NotebookLM is famous for being able to generate a podcast. I suggested that the hosts Explain to someone who has never heard of the Substack ‘Natural Stories’ what it's about, and whether it's good or bad.
In the podcast feature, a man and woman with radio-friendly voices speak informally about the content you uploaded. The gimmick is that the AI has turned the content into what feels like a genuine conversation. For example, while the AI-podcast was talking about my climate change story, the guy said, “Counterproductive! How so?” What most impressed me was that my original story expressed the idea of counterproductive but never used the actual word.

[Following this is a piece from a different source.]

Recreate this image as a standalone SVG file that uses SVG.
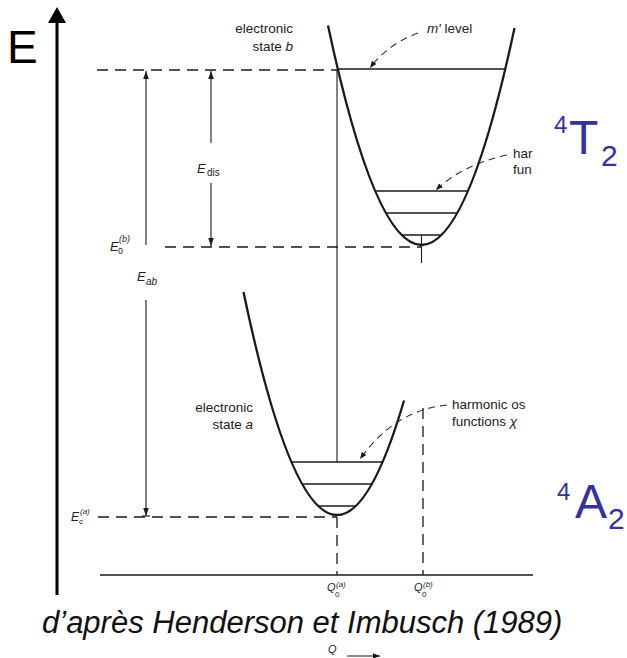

In this AI-podcast, the hosts talked about Natural Stories for 23 minutes. At first, it was weirdly compelling. I could listen as two people talked in depth about my work—this is every writer’s dream! Yet when I actually listened, it was still the AI being vague and obsequious. “Let’s just say it’s not your typical nature blog.” “Yeah, it’s not your typical pretty pictures and flowery prose kind of nature writing.” And later, “The writing is super-accessible, you don’t need to be some sort of Environmental Studies whiz to follow along.” I wanted to respond “Thanks, AI” with the tone someone might use for “OK Boomer.”
The hosts name-dropped Thoreau, Leopold, and Marshall, like over-eager students trying to demonstrate that they had done the required reading. But the hosts’ comments never amounted to anything worthwhile, either as summary or judgement. Was that my fault, for generating such a “diverse,” “unexpected” body of work? Or could the AI not tell a story to save its life?
After about six minutes I gave up. Solving that riddle wasn’t worth wasting any more time listening. I went outside for a walk and a more natural story.
This is fascinating. I don’t think you needed AI to answer the first set of questions you posed, but I assume you asked them just to see what the program would come up with. The AI podcast seems intriguing, but ultimately of no real use to the author unless you just like to imagine real people talking about your book. I can see the day when people don’t even aspire to have a real audience. Just summon AI and sit back with a glass of wine.
You're the real deal, John. You don't need none of that artificial stuff!